> **THE INPUT**:
----

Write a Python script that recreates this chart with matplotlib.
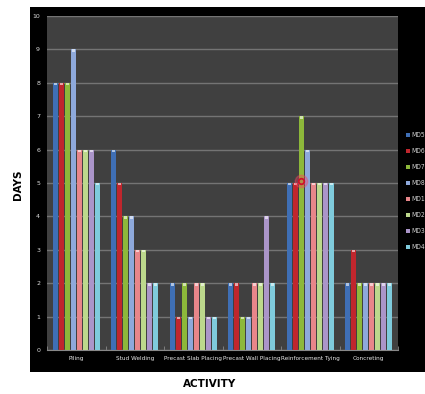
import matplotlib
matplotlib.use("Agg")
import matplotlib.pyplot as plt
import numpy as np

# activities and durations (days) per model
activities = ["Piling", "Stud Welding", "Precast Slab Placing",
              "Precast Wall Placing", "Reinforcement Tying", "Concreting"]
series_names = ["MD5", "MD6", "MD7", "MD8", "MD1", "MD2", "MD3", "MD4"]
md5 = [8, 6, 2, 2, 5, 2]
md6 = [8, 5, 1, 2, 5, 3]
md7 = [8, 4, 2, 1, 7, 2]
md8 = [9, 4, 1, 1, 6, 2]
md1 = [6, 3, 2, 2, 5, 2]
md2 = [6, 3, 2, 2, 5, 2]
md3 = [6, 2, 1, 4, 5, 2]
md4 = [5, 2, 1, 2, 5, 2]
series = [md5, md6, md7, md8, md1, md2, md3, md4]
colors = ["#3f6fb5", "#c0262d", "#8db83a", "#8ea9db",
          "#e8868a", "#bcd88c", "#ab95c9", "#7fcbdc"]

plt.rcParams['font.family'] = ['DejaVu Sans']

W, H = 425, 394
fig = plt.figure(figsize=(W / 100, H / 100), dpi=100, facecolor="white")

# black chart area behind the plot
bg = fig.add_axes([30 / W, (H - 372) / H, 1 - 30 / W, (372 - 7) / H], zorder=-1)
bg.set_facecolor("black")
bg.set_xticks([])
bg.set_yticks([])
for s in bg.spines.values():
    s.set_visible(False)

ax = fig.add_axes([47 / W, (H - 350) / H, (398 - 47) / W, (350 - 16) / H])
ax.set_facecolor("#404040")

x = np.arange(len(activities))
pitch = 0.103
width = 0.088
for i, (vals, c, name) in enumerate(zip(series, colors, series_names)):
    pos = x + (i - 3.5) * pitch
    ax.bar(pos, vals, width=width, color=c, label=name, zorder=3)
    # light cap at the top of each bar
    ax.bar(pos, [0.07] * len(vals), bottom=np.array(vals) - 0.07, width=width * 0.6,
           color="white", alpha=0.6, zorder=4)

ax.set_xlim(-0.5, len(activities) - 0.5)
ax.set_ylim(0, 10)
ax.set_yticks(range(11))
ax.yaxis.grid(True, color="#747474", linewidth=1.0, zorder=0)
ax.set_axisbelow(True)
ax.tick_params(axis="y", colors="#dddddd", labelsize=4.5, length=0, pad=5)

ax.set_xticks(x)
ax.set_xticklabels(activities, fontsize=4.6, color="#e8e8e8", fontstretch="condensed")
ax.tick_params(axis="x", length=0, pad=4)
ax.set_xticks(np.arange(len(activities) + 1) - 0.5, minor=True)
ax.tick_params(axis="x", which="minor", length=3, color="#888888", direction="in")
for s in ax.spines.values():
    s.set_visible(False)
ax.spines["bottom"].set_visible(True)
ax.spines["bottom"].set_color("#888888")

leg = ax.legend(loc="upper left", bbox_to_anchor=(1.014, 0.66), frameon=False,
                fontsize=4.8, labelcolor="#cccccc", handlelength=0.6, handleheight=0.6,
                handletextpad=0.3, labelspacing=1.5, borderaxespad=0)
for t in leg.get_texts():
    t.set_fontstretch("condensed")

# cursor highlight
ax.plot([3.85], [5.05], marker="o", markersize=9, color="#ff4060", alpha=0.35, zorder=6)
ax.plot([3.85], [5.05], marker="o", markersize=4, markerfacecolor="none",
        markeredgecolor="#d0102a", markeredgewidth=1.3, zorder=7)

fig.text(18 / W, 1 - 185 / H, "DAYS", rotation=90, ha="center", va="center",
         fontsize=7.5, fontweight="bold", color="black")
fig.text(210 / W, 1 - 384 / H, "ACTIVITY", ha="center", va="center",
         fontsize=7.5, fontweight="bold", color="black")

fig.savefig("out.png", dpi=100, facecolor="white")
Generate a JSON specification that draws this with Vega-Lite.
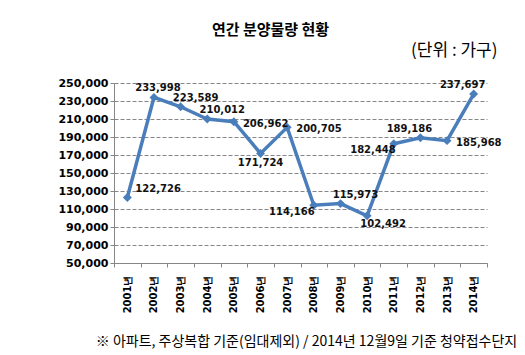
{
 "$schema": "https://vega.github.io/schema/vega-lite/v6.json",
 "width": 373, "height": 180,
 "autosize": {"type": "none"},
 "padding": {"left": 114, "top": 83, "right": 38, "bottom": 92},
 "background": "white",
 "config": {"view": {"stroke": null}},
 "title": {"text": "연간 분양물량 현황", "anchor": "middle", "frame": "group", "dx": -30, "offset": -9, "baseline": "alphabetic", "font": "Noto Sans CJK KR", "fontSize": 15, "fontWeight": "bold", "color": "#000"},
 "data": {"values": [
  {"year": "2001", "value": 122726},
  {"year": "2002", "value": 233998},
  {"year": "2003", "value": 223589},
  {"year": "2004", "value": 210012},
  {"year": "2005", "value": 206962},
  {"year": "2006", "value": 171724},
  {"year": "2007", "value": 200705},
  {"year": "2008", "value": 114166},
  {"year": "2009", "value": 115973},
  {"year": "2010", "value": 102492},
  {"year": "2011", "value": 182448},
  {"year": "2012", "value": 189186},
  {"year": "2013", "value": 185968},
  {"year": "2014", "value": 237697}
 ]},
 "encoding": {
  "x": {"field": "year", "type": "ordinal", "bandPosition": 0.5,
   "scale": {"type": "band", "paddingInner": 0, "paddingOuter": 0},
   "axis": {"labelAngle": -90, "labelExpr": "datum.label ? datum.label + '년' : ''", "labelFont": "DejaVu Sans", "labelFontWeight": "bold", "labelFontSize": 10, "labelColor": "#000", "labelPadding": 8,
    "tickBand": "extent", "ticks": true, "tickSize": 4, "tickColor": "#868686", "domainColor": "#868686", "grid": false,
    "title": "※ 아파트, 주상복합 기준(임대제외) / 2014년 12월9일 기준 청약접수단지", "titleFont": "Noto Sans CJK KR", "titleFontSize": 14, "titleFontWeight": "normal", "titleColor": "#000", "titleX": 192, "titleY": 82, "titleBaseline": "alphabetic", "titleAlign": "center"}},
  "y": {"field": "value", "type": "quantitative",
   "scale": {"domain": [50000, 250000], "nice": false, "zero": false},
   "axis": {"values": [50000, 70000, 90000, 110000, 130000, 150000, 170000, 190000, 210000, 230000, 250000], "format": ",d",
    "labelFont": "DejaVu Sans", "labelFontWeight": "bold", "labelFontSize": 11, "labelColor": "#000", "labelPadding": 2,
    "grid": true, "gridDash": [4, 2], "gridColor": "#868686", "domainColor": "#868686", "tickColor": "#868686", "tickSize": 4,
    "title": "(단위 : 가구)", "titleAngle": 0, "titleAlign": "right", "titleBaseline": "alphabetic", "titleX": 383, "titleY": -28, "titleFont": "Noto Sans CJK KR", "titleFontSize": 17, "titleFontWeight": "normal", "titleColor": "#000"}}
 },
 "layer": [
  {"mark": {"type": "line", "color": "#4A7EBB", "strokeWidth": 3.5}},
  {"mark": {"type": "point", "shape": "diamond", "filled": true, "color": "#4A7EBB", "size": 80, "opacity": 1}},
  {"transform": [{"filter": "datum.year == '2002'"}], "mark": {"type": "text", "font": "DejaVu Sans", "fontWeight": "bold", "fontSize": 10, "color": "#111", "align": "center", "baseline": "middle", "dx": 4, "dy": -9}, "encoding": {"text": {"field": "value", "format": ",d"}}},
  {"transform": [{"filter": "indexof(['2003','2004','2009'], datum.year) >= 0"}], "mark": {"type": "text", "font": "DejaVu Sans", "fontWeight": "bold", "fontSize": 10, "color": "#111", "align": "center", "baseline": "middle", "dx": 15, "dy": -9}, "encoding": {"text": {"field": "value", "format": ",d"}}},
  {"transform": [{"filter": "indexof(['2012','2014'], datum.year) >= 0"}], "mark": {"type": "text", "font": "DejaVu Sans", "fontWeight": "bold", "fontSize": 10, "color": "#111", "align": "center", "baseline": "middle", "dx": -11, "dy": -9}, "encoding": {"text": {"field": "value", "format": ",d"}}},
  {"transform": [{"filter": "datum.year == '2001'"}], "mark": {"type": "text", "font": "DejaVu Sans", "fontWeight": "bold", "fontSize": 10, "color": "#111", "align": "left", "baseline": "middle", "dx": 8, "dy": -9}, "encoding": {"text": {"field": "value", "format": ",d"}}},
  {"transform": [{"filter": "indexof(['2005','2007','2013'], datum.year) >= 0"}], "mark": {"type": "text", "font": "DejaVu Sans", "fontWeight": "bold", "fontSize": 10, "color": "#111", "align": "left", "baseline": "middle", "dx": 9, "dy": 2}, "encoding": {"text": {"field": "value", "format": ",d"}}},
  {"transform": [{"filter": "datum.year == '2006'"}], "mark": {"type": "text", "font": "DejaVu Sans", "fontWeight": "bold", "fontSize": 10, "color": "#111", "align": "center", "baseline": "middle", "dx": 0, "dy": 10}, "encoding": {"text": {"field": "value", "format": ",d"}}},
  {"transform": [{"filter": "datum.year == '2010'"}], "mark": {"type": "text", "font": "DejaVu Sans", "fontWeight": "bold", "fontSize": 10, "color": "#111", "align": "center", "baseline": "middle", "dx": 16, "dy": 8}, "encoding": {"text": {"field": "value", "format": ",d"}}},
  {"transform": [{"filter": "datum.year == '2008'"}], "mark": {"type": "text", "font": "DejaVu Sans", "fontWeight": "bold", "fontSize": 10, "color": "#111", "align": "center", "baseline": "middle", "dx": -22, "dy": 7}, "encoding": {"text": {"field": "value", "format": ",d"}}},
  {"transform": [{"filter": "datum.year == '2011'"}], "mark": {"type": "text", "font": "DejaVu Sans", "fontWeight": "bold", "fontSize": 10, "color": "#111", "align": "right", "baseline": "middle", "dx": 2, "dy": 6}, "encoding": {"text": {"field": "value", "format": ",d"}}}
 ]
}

----

Return nothing but the lines running from the start of the data to the line with "import numpy as np", please, both ends included and no pictures.

> **EXERCISE OUTPUT**:
Write a Python script that recreates this chart with matplotlib.
import matplotlib
matplotlib.use("Agg")
import matplotlib.pyplot as plt
import numpy as np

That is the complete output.